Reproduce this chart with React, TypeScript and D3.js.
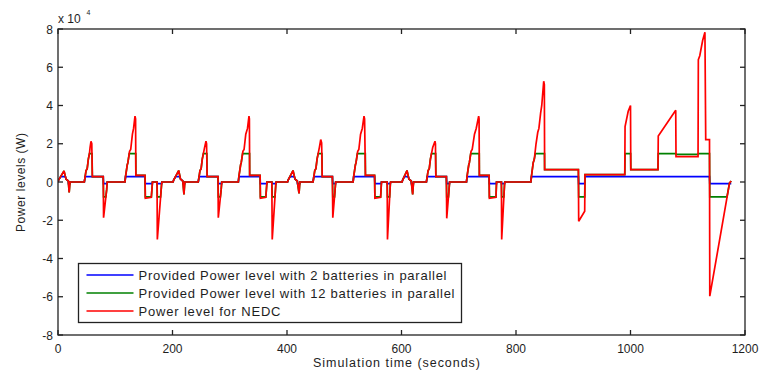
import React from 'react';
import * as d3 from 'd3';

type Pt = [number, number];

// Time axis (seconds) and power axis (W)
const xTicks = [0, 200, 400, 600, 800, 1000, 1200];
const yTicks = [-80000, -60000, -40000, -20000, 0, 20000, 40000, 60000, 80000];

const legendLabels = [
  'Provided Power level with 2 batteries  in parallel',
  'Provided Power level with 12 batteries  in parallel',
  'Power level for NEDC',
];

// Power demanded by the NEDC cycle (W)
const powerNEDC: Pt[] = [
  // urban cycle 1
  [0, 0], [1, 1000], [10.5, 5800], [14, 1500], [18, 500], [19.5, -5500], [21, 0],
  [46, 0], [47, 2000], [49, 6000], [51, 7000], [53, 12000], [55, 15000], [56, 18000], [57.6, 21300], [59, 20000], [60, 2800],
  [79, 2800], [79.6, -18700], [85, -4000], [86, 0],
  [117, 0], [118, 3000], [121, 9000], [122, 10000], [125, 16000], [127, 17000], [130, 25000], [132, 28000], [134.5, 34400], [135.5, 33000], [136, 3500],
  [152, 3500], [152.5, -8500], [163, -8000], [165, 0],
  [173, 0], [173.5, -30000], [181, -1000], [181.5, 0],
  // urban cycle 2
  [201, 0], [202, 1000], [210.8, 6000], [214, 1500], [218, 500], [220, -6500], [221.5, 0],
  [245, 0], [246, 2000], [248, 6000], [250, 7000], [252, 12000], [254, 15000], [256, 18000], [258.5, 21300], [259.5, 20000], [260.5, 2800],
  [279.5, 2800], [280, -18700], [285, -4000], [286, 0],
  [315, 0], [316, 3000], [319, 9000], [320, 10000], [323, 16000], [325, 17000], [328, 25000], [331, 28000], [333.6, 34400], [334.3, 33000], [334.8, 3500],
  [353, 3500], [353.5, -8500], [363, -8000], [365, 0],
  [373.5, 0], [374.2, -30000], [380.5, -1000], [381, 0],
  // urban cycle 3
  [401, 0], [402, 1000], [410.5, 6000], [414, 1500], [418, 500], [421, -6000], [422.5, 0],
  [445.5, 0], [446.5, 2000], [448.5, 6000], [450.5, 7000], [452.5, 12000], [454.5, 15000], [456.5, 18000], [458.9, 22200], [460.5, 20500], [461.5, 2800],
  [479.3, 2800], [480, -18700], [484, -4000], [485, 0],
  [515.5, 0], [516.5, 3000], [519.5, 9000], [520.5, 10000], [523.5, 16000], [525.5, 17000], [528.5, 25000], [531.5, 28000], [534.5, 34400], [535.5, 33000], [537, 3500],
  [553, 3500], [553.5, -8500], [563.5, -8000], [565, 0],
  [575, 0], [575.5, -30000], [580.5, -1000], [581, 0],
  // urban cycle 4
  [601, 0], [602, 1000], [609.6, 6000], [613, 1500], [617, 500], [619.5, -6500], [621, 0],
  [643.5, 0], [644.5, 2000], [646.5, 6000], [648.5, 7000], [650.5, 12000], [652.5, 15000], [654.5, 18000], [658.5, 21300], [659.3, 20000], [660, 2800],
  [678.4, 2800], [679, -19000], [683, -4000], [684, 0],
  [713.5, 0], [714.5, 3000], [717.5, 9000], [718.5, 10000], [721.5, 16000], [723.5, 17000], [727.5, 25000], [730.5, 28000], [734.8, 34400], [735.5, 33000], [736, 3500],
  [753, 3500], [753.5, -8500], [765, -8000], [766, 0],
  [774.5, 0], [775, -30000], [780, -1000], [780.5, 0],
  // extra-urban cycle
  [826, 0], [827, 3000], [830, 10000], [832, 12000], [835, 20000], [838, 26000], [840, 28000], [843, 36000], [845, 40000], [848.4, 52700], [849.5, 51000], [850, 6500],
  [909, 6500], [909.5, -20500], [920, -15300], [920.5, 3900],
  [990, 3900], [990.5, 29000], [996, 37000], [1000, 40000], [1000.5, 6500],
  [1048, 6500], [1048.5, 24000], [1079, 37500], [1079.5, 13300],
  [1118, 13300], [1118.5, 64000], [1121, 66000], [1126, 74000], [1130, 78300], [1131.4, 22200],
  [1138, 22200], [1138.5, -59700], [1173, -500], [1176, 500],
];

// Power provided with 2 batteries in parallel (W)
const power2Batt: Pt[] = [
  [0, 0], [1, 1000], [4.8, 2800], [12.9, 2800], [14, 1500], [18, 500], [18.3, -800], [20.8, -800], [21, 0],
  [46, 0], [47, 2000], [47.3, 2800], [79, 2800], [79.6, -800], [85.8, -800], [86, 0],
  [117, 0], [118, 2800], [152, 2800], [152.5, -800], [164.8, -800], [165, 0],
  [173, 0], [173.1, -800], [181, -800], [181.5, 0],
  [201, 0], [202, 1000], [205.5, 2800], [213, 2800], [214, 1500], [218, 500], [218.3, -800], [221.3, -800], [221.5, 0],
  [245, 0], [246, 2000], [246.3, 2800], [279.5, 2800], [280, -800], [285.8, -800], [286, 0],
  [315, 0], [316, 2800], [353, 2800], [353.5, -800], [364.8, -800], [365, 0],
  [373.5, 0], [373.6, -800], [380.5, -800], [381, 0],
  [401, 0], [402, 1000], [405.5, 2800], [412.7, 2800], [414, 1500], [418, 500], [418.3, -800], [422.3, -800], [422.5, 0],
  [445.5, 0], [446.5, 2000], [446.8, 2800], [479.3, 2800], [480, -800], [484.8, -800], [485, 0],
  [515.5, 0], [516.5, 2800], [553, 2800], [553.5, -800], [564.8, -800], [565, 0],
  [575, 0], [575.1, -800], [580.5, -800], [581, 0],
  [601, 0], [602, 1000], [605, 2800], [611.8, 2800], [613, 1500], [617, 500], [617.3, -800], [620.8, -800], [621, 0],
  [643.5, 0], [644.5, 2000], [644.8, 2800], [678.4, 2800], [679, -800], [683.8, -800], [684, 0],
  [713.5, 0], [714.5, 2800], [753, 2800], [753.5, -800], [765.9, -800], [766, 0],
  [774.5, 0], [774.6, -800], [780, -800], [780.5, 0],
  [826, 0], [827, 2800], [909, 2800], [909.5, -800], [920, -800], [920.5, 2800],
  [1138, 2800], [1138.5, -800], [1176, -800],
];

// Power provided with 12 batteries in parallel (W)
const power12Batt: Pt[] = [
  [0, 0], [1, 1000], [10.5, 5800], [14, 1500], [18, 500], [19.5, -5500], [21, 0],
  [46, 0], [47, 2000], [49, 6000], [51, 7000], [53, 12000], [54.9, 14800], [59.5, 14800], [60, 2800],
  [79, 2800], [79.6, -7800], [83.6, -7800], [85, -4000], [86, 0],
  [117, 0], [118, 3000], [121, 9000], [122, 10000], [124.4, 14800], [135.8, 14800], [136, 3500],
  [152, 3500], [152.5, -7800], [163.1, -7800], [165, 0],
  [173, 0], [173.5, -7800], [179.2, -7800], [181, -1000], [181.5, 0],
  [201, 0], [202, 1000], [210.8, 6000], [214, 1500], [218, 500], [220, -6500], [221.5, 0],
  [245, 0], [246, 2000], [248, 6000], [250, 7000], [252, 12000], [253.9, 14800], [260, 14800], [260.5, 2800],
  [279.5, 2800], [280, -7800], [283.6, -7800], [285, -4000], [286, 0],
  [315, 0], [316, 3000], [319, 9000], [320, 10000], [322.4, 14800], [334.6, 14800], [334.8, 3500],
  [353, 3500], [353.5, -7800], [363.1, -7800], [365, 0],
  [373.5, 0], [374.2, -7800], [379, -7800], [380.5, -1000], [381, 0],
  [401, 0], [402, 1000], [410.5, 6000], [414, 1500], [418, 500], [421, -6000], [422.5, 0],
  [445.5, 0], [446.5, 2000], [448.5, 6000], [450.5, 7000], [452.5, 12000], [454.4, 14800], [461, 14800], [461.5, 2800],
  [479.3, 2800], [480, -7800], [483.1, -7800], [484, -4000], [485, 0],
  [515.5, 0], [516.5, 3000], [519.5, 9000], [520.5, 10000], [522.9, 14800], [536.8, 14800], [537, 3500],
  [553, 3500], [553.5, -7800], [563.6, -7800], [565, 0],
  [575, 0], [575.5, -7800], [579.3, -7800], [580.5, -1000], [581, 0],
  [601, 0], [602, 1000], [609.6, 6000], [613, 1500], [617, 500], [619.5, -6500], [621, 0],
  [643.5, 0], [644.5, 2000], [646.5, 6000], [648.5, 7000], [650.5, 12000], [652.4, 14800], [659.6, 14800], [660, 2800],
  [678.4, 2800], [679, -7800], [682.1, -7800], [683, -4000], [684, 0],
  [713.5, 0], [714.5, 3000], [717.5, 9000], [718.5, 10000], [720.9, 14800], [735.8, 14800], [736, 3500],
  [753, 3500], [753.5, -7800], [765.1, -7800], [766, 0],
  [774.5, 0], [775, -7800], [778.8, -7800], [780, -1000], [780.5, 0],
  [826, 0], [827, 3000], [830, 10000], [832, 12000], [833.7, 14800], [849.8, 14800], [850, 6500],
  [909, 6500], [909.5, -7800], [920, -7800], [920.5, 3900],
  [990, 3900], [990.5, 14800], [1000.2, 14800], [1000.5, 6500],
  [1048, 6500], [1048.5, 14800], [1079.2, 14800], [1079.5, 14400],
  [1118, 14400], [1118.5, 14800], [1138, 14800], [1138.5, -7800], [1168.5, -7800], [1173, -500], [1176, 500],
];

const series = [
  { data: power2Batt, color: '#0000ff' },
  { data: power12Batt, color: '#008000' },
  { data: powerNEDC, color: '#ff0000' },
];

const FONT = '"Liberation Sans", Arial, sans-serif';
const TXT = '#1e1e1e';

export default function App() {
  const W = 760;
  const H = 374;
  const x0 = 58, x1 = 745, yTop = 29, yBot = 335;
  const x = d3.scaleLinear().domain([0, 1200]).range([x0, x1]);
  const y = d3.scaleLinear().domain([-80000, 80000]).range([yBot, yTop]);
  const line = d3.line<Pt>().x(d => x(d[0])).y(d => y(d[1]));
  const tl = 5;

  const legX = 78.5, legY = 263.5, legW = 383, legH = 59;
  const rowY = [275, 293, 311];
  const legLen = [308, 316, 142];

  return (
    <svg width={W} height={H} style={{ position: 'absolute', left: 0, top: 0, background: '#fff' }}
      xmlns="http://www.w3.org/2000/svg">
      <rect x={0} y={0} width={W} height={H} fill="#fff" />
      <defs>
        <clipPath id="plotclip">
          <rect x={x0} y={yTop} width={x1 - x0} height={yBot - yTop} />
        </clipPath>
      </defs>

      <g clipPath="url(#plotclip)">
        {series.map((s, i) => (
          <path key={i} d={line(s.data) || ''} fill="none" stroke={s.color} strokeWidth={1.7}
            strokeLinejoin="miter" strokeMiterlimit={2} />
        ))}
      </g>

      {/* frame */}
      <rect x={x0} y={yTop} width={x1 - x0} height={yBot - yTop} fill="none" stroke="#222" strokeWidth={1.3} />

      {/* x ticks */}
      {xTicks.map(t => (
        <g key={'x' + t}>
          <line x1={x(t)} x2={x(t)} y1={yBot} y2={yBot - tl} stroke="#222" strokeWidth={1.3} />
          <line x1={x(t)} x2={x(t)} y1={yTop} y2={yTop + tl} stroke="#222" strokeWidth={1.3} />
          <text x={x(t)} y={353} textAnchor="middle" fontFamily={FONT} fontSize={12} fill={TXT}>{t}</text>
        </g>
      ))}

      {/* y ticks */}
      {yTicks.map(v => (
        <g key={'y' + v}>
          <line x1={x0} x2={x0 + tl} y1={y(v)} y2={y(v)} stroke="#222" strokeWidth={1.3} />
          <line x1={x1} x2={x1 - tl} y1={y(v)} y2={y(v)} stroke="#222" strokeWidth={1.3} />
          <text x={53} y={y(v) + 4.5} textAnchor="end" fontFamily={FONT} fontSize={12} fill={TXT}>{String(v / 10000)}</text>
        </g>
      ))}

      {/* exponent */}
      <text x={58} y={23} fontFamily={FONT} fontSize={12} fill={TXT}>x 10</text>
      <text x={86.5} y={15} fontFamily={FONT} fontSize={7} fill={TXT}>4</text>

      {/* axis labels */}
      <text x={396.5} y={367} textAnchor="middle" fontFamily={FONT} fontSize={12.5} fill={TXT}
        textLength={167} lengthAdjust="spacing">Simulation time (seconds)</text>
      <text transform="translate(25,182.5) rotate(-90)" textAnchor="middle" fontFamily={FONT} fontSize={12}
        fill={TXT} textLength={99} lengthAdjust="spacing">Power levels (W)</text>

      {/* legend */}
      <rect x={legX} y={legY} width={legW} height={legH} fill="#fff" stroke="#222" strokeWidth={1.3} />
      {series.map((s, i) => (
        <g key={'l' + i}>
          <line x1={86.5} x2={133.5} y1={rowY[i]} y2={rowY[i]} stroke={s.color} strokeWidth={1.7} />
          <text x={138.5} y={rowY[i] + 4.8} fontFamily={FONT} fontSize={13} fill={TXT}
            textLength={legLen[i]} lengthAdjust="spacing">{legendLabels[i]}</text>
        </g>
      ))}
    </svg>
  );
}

.....

What the task requires =>
Reproduce the data above word for word from its first line through the line that holds "40000, 60000, 80000];", both ends included; skip pictures.

Reply to the task =>
Reproduce this chart with React, TypeScript and D3.js.
import React from 'react';
import * as d3 from 'd3';

type Pt = [number, number];

// Time axis (seconds) and power axis (W)
const xTicks = [0, 200, 400, 600, 800, 1000, 1200];
const yTicks = [-80000, -60000, -40000, -20000, 0, 20000, 40000, 60000, 80000];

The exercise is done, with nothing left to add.